When comparing the standard molar entropy of different compounds, we focus on two main factors: molecular complexity and the degree of freedom. Entropy is essentially a measure of disorder or the number of possible ways energy can be distributed within a system. Hence, the comparison between molecules often hinges on how complex these molecules are and the variety of motion they allow.
With ethyne and ethane, for example, the presence of more atoms in ethane gives rise to higher entropy. Similarly, comparing carbon dioxide and carbon monoxide shows that CO₂, with more atoms, has a higher entropy due to increased molecular motion possibilities.
To effectively compare entropies, remember that:

• Molecules with more atoms generally have higher entropies.
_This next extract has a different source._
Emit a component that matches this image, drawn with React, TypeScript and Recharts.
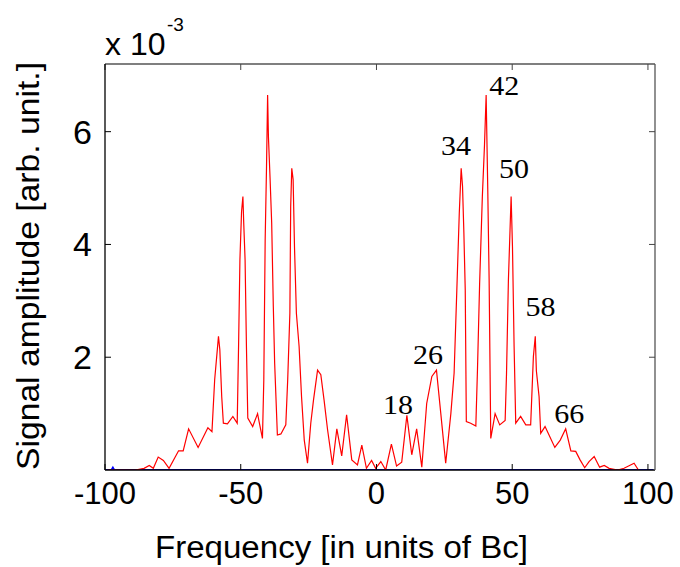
import React from "react";
import { LineChart, Line, XAxis, YAxis, LabelList } from "recharts";

// axis ticks
const freqTicks = [-100, -50, 0, 50, 100];
const ampTicks = [2, 4, 6];

// [frequency (units of Bc), amplitude (x 1e-3)]
const redTrace: [number, number][] = [
  [-99.1, 0], [-88.8, 0], [-85.6, 0.03], [-83.7, 0.08], [-82.2, 0.03],
  [-80.4, 0.23], [-78.5, 0.17], [-76.4, 0.03], [-72.9, 0.34], [-71.2, 0.34],
  [-69.2, 0.73], [-65.7, 0.4], [-62.1, 0.75], [-60.6, 0.68], [-59.6, 1.6],
  [-58.2, 2.37], [-57.7, 2.13], [-57.0, 1.3], [-56.4, 0.83], [-54.9, 0.82],
  [-52.9, 0.95], [-51.3, 0.83], [-50.8, 2.19], [-50.3, 3.73], [-49.7, 4.58],
  [-49.2, 4.85], [-48.9, 4.38], [-48.4, 3.73], [-47.9, 2.19], [-47.4, 0.92],
  [-45.6, 0.77], [-43.8, 1.0], [-43.2, 0.85], [-42.0, 0.56], [-41.5, 1.6],
  [-41.0, 4.08], [-40.5, 5.38], [-40.1, 6.65], [-39.8, 5.91], [-39.2, 5.18],
  [-38.6, 4.38], [-38.0, 2.9], [-37.5, 1.89], [-36.5, 0.62], [-35.2, 0.64],
  [-33.4, 0.8], [-32.7, 1.6], [-31.9, 2.78], [-31.6, 4.67], [-31.2, 5.35],
  [-30.7, 5.15], [-30.2, 3.96], [-29.5, 2.78], [-28.5, 2.19], [-27.6, 1.3],
  [-26.6, 0.53], [-25.4, 0.12], [-24.2, 0.83], [-23.2, 1.24], [-21.7, 1.77],
  [-20.5, 1.69], [-19.3, 1.24], [-18.0, 0.71], [-16.2, 0.09], [-14.6, 0.73],
  [-12.8, 0.25], [-11.0, 0.98], [-9.1, 0.18], [-7.0, 0.09], [-5.4, 0.44],
  [-3.7, 0.03], [-1.8, 0.17], [-0.3, 0.03], [1.6, 0.15], [3.4, 0],
  [5.5, 0.46], [7.4, 0.07], [9.3, 0.14], [11.2, 0.97], [13.0, 0.27],
  [14.8, 0.73], [16.7, 0.05], [18.5, 1.18], [20.4, 1.66], [22.1, 1.77],
  [23.7, 1.0], [25.5, 0.12], [27.4, 1.0], [28.6, 1.72], [29.6, 3.19],
  [30.5, 4.55], [31.2, 5.35], [31.7, 5.03], [32.2, 4.2], [32.7, 3.19],
  [33.1, 0.86], [34.7, 0.83], [36.6, 0.78], [37.2, 1.77], [38.0, 3.31],
  [39.0, 4.85], [39.8, 5.77], [40.4, 6.65], [41.0, 4.97], [41.5, 3.37],
  [42.1, 0.56], [43.7, 1.0], [45.4, 0.8], [47.4, 0.88], [47.9, 1.7],
  [48.6, 3.37], [49.2, 4.26], [49.6, 4.85], [50.1, 3.96], [50.7, 2.19],
  [51.3, 0.83], [53.1, 0.95], [55.0, 0.8], [56.8, 0.8], [57.8, 2.01],
  [58.5, 2.37], [58.9, 1.76], [59.9, 1.3], [60.5, 0.65], [62.1, 0.77],
  [65.7, 0.4], [67.7, 0.53], [69.7, 0.73], [71.6, 0.34], [73.4, 0.33],
  [75.0, 0.18], [76.7, 0.04], [78.3, 0.15], [80.2, 0.24], [82.2, 0.05],
  [83.9, 0.08], [85.7, 0.03], [88.8, 0], [91.2, 0.03], [94.9, 0.12],
  [96.5, 0],
];

// the blue trace barely leaves the baseline
const blueTrace: [number, number][] = [
  [-100, 0], [-97.6, 0], [-97.1, 0.04], [-96.6, 0], [-84, 0], [0, 0], [84, 0], [102, 0],
];

// harmonic number labels and where they sit
const harmonicNames = ["18", "26", "34", "42", "50", "58", "66"];
const harmonicFreq = [7.9, 19.0, 29.3, 47.1, 50.7, 60.4, 71.0];
const harmonicAmp = [1.0, 1.88, 5.59, 6.65, 5.18, 2.73, 0.83];

const redData = redTrace.map(([f, a]) => ({ f, a }));
const blueData = blueTrace.map(([f, a]) => ({ f, a }));
const labelData = harmonicNames.map((name, i) => ({
  f: harmonicFreq[i],
  a: harmonicAmp[i],
  name,
}));

const SANS = "'Liberation Sans', Arial, Helvetica, sans-serif";
const SERIF = "'Liberation Serif', 'Times New Roman', serif";

const XTick = (props: any) => {
  const { x, y, payload } = props;
  return (
    <text x={x} y={y + 40} textAnchor="middle" fontFamily={SANS} fontSize={31} fill="#000">
      {payload.value}
    </text>
  );
};

const YTick = (props: any) => {
  const { x, y, payload } = props;
  return (
    <text x={x - 19} y={y + 12} textAnchor="end" fontFamily={SANS} fontSize={34} fill="#000">
      {payload.value}
    </text>
  );
};

const NoTick = () => <g />;

const HarmonicLabel = (props: any) => {
  const { x, y, value } = props;
  return (
    <text
      x={x}
      y={y}
      textAnchor="middle"
      fontFamily={SERIF}
      fontSize={27}
      fill="#000"
      textLength={30}
      lengthAdjust="spacingAndGlyphs"
    >
      {value}
    </text>
  );
};

const App: React.FC = () => {
  return (
    <div style={{ position: "absolute", left: 0, top: 0, width: 680, height: 567, background: "#fff" }}>
      <LineChart
        width={680}
        height={567}
        margin={{ top: 63, right: 24, bottom: 37, left: 5 }}
      >
        <XAxis
          dataKey="f"
          type="number"
          domain={[-100, 102.6]}
          ticks={freqTicks}
          allowDataOverflow
          height={60}
          tickSize={-6}
          tickMargin={0}
          axisLine={{ stroke: "#000", strokeWidth: 1.3 }}
          tickLine={{ stroke: "#000", strokeWidth: 1 }}
          tick={<XTick />}
          interval={0}
        />
        <XAxis
          xAxisId="top"
          orientation="top"
          dataKey="f"
          type="number"
          domain={[-100, 102.6]}
          ticks={freqTicks}
          allowDataOverflow
          height={1}
          tickSize={-6}
          axisLine={{ stroke: "#555", strokeWidth: 1.3 }}
          tickLine={{ stroke: "#444", strokeWidth: 1 }}
          tick={<NoTick />}
          interval={0}
        />
        <YAxis
          type="number"
          domain={[0, 7.2]}
          ticks={ampTicks}
          allowDataOverflow
          width={100}
          tickSize={-6}
          tickMargin={0}
          axisLine={{ stroke: "#000", strokeWidth: 1.3 }}
          tickLine={{ stroke: "#000", strokeWidth: 1 }}
          tick={<YTick />}
          interval={0}
        />
        <YAxis
          yAxisId="right"
          orientation="right"
          type="number"
          domain={[0, 7.2]}
          ticks={ampTicks}
          allowDataOverflow
          width={1}
          tickSize={-6}
          axisLine={{ stroke: "#555", strokeWidth: 1.3 }}
          tickLine={{ stroke: "#444", strokeWidth: 1 }}
          tick={<NoTick />}
          interval={0}
        />
        <Line
          data={blueData}
          dataKey="a"
          type="linear"
          stroke="#0000ff"
          strokeWidth={2}
          dot={false}
          isAnimationActive={false}
        />
        <Line
          data={redData}
          dataKey="a"
          type="linear"
          stroke="#ff0000"
          strokeWidth={1.2}
          dot={false}
          isAnimationActive={false}
        />
        <Line
          data={labelData}
          dataKey="a"
          stroke="none"
          dot={false}
          activeDot={false}
          isAnimationActive={false}
        >
          <LabelList dataKey="name" content={<HarmonicLabel />} />
        </Line>
      </LineChart>
      <svg
        width={680}
        height={567}
        style={{ position: "absolute", left: 0, top: 0, pointerEvents: "none" }}
      >
        <text x={105} y={55} fontFamily={SANS} fontSize={32} fill="#000">
          x 10
        </text>
        <text x={167} y={31} fontFamily={SANS} fontSize={19} fill="#000">
          -3
        </text>
        <text
          x={341.5}
          y={558}
          textAnchor="middle"
          fontFamily={SANS}
          fontSize={31}
          fill="#000"
          textLength={373}
          lengthAdjust="spacingAndGlyphs"
        >
          Frequency [in units of Bc]
        </text>
        <text
          transform="translate(39,266) rotate(-90)"
          textAnchor="middle"
          fontFamily={SANS}
          fontSize={31.5}
          fill="#000"
          textLength={408}
          lengthAdjust="spacingAndGlyphs"
        >
          Signal amplitude [arb. unit.]
        </text>
      </svg>
    </div>
  );
};

export default App;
• The nature of bonds (single, double, triple) plays a role in the molecule's complexity and entropy.
• More complex molecules with varied atomic arrangements increase entropy due to greater freedom of motion.

Understanding these principles helps in predicting which molecules in a set will possess higher standard molar entropies.